The ruling of the court added more to controversy during the trials because of long and extended detention periods and restrictions on the defense rights of the defendants.

On the other hand it reflects the determination of Erdoğan and his government against any intentions to undermine a democratically elected administration which had cost three military coups in Turkey in the Cold War times between 1960 and 1980, plus a psychological operation in 1997 causing the government of the tine to resign.

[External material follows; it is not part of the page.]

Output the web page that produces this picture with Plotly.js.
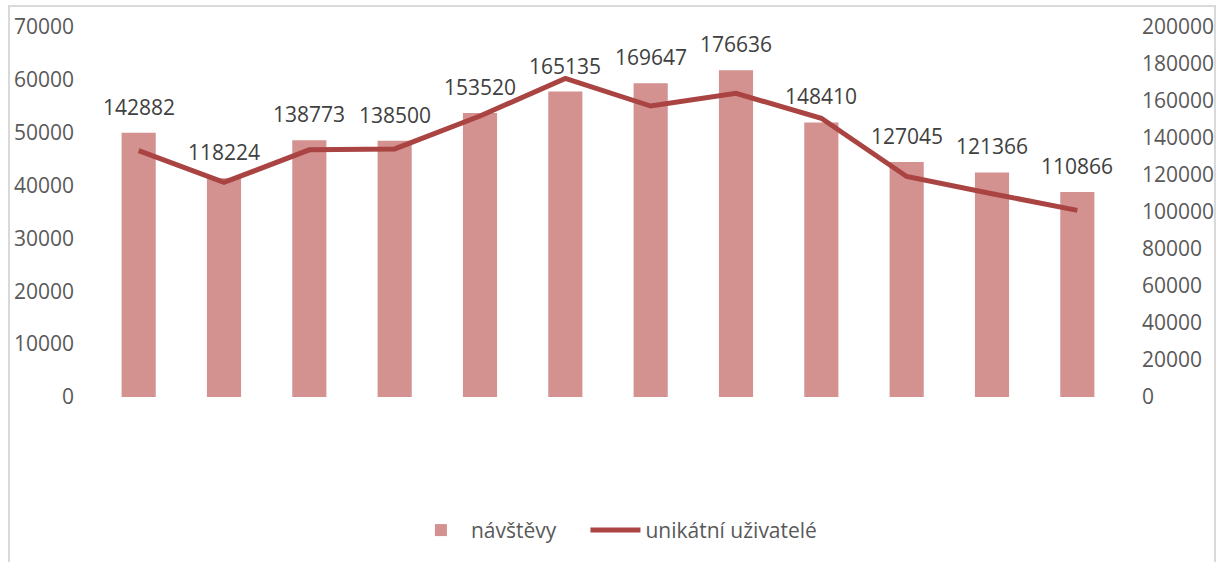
<!DOCTYPE html>
<html>
<head>
<meta charset="utf-8">
<script src="https://cdn.plot.ly/plotly-3.0.1.min.js"></script>
<style>
  html, body { margin: 0; padding: 0; background: #ffffff; }
  #wrap { position: relative; width: 1219px; height: 562px; overflow: hidden; }
  #chart { position: absolute; left: 0; top: 0; width: 1219px; height: 562px; }
  #frame { position: absolute; left: 8px; top: 5px; width: 1208px; height: 600px;
           border: 2px solid #d9d9d9; pointer-events: none; box-sizing: border-box; }
</style>
</head>
<body>
<div id="wrap">
  <div id="chart"></div>
  <div id="frame"></div>
</div>
<script>
// Data
const categories = ['1', '2', '3', '4', '5', '6', '7', '8', '9', '10', '11', '12'];
const visits = [142882, 118224, 138773, 138500, 153520, 165135, 169647, 176636, 148410, 127045, 121366, 110866];
const uniqueUsers = [46620, 40590, 46760, 46940, 53170, 60270, 55050, 57440, 52730, 41720, 38460, 35310];
const visitsName = 'návštěvy';
const usersName = 'unikátní uživatelé';

const fontFamily = '"Open Sans", "Noto Sans", sans-serif';

const traces = [
  {
    type: 'bar',
    name: visitsName,
    x: categories,
    y: visits,
    yaxis: 'y',
    legend: 'legend',
    marker: { color: '#d39190' },
    hoverinfo: 'x+y'
  },
  {
    type: 'scatter',
    mode: 'lines',
    name: usersName,
    x: categories,
    y: uniqueUsers,
    yaxis: 'y2',
    legend: 'legend2',
    line: { color: '#a94442', width: 5 },
    hoverinfo: 'x+y'
  }
];

// category index positions (annotations on category axes use the index)
const annotations = visits.map((v, i) => ({
  x: i,
  y: v,
  xref: 'x',
  yref: 'y',
  text: String(v),
  showarrow: false,
  yshift: 26,
  yanchor: 'middle',
  font: { family: fontFamily, size: 21, color: '#404040' }
}));

const legendFont = { family: fontFamily, size: 21, color: '#595959' };

const layout = {
  width: 1219,
  height: 562,
  margin: { l: 96, r: 99, t: 27, b: 164, pad: 0 },
  paper_bgcolor: 'rgba(0,0,0,0)',
  plot_bgcolor: 'rgba(0,0,0,0)',
  font: { family: fontFamily, size: 21, color: '#595959' },
  bargap: 0.6,
  showlegend: true,
  legend: {
    orientation: 'h',
    x: 0.455,
    xanchor: 'right',
    y: -0.357,
    yanchor: 'middle',
    font: legendFont,
    itemwidth: 50,
    bgcolor: 'rgba(0,0,0,0)'
  },
  legend2: {
    orientation: 'h',
    x: 0.478,
    xanchor: 'left',
    y: -0.357,
    yanchor: 'middle',
    font: legendFont,
    itemwidth: 50,
    bgcolor: 'rgba(0,0,0,0)'
  },
  xaxis: {
    type: 'category',
    showticklabels: false,
    showgrid: false,
    zeroline: false,
    showline: false,
    ticks: ''
  },
  yaxis: {
    side: 'right',
    range: [0, 200000],
    dtick: 20000,
    tick0: 0,
    showgrid: false,
    zeroline: false,
    showline: false,
    ticks: '',
    ticklabelstandoff: 21,
    tickformat: 'd',
    tickfont: { family: fontFamily, size: 21, color: '#595959' }
  },
  yaxis2: {
    side: 'left',
    overlaying: 'y',
    range: [0, 70000],
    dtick: 10000,
    tick0: 0,
    showgrid: false,
    zeroline: false,
    showline: false,
    ticks: '',
    ticklabelstandoff: 21,
    tickformat: 'd',
    tickfont: { family: fontFamily, size: 21, color: '#595959' }
  },
  annotations: annotations
};

Plotly.newPlot('chart', traces, layout, { displayModeBar: false, staticPlot: true });
</script>
</body>
</html>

In a way, Erdoğan accomplished his mission to deter the military from intervening into politics and anyone who would see a place for military in Turkish political system. It started with a government statement on April 28, 2007 against a military statement a day before, telling military to mind their own business, for the first time in Turkish politics, then declaring early elections to endorse his power, opening up the Ergenekon probe the same year and strengthening the Criminal Code regarding attempts against the political system. The violations of rights of defenders in Ergenekon case, could be regarded as collateral damage for this firm deterrence operation and government added an article to the 2010 referendum which put a Constitutional Court stage in front of Turkish citizens’ application to European Court of Human Rights, like a preemptive move against the possibility of most of the cases yesterday would end up in Strasbourg.

The Ergenekon trials indeed changed at least a part of Turkish society’s views on the abnormality of military involvement in politics; there was the collateral damage which it seems Erdoğan was ready to pay the price for which he might have thought it would be worth.

The ruling of the Court is likely to be a turning point in Turkish political life.